We stand in solidarity with all the women victims of repression

As we mark International Working Women’s Day on March 8, 2023, human rights alliance Karapatan and women human rights defenders of Tanggol Bayi stand in solidarity with all the women victims of repression under the Marcos Jr. regime —especially the political prisoners, the involuntarily disappeared and victims of extrajudicial killings, arrests, torture and abduction.

Women figure prominently in the roster of victims of human rights violations under the Marcos Jr. regime.

The third day of Marcos’ rule saw the involuntary disappearance of two women activists—Anakpawis member Ma. Elena Pampoza and Gabriela Women’s Party organizer Elgene Mungcal. The two women went missing on July 3, 2022, and are presumed to have been abducted by state agents. They were last seen in Anao, Tarlac while on the way to a consultation with farmers. Witnesses reported that Pampoza and Mungcal had been under surveillance before they disappeared.

On July 18, the regime had more blood on its hands with the killing of a schoolgirl, 9-year-old Kyllene Casao in Barangay Guinhawa, Taysan, Batangas. Troopers of the 59th IB who chanced upon her, her father and her 14-year-old brother near the village school immediately trained their guns at them. Kyllene ran and was shot in the head by the soldiers.

Two more women became victims barely a month into Marcos’ rule as his troopers perpetrated the single worst human rights violation to date under the Marcos administration. Massacred in the early morning of July 26 were Christina Jacolbe, a daycare teacher who was five months pregnant, her 18-year-old daughter, Grade 11 student Everly Kee Jacolbe and Roldan Montero, a family friend.
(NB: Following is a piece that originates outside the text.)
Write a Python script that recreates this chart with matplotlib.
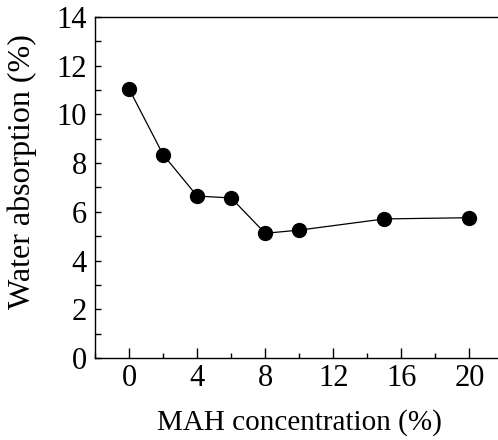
import matplotlib
matplotlib.use('Agg')
import matplotlib.pyplot as plt
from matplotlib.ticker import MultipleLocator

# Data -----------------------------------------------------------------
mah = [0, 2, 4, 6, 8, 10, 15, 20]            # MAH concentration (%)
water = [11.05, 8.35, 6.65, 6.57, 5.12, 5.25, 5.71, 5.76]  # water absorption (%)

plt.rcParams['font.family'] = ['Liberation Serif', 'DejaVu Serif']

fig = plt.figure(figsize=(4.98, 4.40), dpi=100)
ax = fig.add_axes([95 / 498, 82 / 440, (503.5 - 95) / 498, 341 / 440])

ax.plot(mah, water, color='black', linewidth=0.9, marker='o',
        markersize=10, markerfacecolor='black', markeredgecolor='black')

ax.set_xlim(-2, 22)
ax.set_ylim(0, 14)
ax.xaxis.set_major_locator(MultipleLocator(4))
ax.xaxis.set_minor_locator(MultipleLocator(2))
ax.yaxis.set_major_locator(MultipleLocator(2))
ax.yaxis.set_minor_locator(MultipleLocator(1))

ax.spines['right'].set_visible(False)
for s in ['left', 'bottom', 'top']:
    ax.spines[s].set_linewidth(1.0)

ax.tick_params(axis='x', which='major', direction='in', length=7, width=1,
               labelsize=22, pad=4)
ax.tick_params(axis='x', which='minor', direction='in', length=3.5, width=1)
ax.tick_params(axis='y', which='both', direction='in', length=4.5, width=1,
               labelsize=22, pad=6)

ax.set_xlabel('MAH concentration (%)', fontsize=21, labelpad=12)
ax.set_ylabel('Water absorption (%)', fontsize=23)
ax.yaxis.set_label_coords(-0.142, 0.548)

fig.savefig('out.png', dpi=100)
Elements from the 62nd IB rained bullets at the Jacolbe residence in Barangay Budlasan, Canlaon City, Negros Oriental, killing Christina and Roldan Montero on the spot. Christina’s husband Ernie was able to escape the attack.

Marcos Jr. also has the singular distinction of jailing mostly old and sick women activists. Of the 812 political prisoners nationwide, 160 are women who have been slapped with trumped-up cases and are unjustly imprisoned in various detention facilities across the country. Of these 160 women, three were arrested under the Marcos Jr. regime, all of them ailing and elderly:

• Adora Faye de Vera, 66, arrested on August 24, 2022. A rape and torture survivor under martial law, the severely asthmatic De Vera now faces a new round of trumped-up charges of murder and multiple frustrated murder and is currently detained in Iloilo.
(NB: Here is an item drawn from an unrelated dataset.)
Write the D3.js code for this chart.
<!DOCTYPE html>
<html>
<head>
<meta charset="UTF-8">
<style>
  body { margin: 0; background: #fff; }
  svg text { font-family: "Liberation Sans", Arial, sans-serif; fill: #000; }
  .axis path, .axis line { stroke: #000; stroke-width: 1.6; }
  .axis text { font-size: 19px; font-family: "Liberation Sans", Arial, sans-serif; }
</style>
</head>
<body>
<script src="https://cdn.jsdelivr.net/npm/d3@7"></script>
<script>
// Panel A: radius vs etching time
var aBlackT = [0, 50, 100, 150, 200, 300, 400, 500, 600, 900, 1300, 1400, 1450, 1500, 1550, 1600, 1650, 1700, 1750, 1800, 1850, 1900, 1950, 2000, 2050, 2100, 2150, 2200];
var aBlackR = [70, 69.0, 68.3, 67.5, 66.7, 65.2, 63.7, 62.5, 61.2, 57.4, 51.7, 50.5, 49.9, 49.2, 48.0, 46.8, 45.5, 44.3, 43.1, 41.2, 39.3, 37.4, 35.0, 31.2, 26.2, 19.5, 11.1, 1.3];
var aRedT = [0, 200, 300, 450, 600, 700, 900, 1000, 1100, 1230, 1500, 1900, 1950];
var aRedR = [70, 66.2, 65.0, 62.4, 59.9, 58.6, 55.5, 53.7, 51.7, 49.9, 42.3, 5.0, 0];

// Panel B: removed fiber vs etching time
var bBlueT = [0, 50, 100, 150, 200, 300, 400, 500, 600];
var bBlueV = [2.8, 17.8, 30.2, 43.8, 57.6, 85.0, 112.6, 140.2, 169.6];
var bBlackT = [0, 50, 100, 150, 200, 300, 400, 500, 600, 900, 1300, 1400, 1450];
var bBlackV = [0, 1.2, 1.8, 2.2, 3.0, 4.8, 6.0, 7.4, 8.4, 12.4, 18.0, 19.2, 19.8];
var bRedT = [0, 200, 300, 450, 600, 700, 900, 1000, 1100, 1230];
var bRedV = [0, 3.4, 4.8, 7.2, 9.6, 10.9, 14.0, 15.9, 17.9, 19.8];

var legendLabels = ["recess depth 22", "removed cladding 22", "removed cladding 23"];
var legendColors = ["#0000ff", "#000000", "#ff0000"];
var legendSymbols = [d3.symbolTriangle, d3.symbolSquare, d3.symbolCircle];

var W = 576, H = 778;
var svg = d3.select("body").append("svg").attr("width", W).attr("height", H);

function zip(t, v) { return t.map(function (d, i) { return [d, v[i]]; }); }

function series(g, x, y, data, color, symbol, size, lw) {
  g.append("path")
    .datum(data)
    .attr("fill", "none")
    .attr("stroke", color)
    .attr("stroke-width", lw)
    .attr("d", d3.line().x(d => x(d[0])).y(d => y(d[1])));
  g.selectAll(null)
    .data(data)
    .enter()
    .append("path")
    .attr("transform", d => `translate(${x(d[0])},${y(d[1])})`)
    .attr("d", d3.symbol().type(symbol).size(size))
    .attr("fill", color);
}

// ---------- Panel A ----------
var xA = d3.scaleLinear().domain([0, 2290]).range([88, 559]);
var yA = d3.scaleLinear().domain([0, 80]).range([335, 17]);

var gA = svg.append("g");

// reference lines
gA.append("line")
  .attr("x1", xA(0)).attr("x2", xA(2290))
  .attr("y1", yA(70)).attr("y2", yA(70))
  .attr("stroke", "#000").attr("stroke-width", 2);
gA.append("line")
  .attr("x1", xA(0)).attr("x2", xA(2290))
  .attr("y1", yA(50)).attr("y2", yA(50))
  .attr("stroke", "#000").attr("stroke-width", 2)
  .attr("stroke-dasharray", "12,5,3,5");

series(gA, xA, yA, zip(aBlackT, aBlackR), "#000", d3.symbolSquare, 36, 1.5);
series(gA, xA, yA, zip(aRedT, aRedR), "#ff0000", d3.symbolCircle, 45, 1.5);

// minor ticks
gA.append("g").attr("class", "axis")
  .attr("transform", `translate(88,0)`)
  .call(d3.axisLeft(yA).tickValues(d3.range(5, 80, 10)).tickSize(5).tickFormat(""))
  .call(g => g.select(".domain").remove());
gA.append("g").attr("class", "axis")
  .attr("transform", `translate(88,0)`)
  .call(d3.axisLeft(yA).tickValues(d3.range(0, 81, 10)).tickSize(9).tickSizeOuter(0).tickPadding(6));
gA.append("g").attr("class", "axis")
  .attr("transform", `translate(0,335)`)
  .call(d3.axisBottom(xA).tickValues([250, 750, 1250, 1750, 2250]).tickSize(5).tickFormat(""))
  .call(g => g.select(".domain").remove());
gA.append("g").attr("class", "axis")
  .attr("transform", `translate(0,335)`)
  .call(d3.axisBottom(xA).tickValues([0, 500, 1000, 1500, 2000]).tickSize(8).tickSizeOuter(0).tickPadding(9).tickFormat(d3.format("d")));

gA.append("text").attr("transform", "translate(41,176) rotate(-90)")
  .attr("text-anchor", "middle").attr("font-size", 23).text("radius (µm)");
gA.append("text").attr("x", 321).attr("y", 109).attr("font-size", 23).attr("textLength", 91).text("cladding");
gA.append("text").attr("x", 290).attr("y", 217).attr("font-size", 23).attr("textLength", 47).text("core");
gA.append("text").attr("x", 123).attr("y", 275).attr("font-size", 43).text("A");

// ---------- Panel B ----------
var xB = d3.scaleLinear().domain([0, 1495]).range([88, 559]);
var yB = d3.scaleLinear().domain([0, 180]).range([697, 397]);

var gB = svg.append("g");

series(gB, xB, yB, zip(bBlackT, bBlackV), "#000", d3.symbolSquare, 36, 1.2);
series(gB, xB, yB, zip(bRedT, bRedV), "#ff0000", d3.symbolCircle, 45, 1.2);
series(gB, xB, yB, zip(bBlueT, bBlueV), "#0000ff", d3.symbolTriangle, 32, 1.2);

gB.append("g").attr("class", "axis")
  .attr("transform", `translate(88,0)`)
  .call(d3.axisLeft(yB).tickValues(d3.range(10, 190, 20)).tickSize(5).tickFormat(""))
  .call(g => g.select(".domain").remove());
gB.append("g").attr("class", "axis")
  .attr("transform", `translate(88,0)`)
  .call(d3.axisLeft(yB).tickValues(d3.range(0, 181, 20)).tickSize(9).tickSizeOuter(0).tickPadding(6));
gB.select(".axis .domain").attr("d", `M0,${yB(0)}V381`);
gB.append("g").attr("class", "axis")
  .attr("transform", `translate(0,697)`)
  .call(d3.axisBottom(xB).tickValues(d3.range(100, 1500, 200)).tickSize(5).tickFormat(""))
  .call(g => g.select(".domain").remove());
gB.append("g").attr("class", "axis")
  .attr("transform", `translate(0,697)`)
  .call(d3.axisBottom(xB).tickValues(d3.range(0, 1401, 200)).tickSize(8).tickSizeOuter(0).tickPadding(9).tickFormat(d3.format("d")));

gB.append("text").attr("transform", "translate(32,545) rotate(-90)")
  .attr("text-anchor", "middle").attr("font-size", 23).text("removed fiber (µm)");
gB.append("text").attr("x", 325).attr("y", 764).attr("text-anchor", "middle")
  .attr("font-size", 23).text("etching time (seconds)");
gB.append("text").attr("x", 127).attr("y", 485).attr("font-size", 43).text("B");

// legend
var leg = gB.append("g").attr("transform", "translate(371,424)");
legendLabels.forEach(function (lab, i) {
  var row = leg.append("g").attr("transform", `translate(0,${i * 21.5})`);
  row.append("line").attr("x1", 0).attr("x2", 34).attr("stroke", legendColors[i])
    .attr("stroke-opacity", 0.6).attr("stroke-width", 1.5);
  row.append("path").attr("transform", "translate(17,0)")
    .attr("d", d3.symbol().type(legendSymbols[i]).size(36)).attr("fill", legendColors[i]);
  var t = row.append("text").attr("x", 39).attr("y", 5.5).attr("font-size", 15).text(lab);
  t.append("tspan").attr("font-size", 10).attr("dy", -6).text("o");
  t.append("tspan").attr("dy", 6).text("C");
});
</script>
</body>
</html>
• Atheliana Hijos, 76, arrested on August 31, 2022. The secretary-general of Gabriela-Caraga was arrested in her home in Nasipit, Agusan del Norte based on the fabricated and absurd testimonies of soldiers alleging that the frail and elderly Atel, as she is fondly called, was a combatant involved in armed encounters. She has since been diagnosed with pulmonary tuberculosis and suffered a stroke while in detention.

• Presentacion Saluta, 63, arrested on January 29, 2023 in General Santos City. Released in 2019 after the dismissal of the trumped-up charges against her, the frail Saluta faces yet another set of manufactured cases based on planted evidence and the perjured testimonies of witnesses.

Another elderly and ailing woman activist, 63-year old Makabayan-Bicol coordinator Marites Pielago, was arrested on July 28, 2022 by joint elements of the PNP Regional Intelligence Division 5 and the 9th Military Intelligence Battalion while she was seeking medical attention at a hospital in Naga City. She faces trumped-up murder and frustrated murder charges.

Just a few weeks ago, 49-year old Cordilleran activist Jennifer Awingan was served a warrant for a trumped-up case of rebellion at her home in Baguio City last January 30. Four of the seven Cordilleran activists named in the warrant, including Awingan, are women—the three others being peasant leader Lourdes Jimenez and development workers Sarah Abellon and Florence Kang. For Awingan, Abellon and Kang, the manufactured rebellion charges are but the latest in a string of attacks by the state to vilify them and discredit their pro-people advocacies.

Pielago as well as the four Cordilleran women activists have posted bail for their temporary liberty.

There are many other women who have been victimized as they suffered economic and social dislocation due to aerial bombings, artillery attacks, militarization and the demolition of their communities. There are likewise those who slowly suffer and die, not from bombs or bullets, but from the insidious violence wrought by poverty in their daily lives.

The Marcos Jr. regime must be held accountable for its violations of these women’s civil, political and economic rights. As we mark International Working Women’s Day, we call on the Marcos Jr. regime to release all political prisoners, especially the sick, elderly and long-detained women political prisoners. We demand an end to extrajudicial killings, arrests and involuntary disappearances. We cry out that we are fed up with economic policies that condemn us to live our lives on the brink of survival.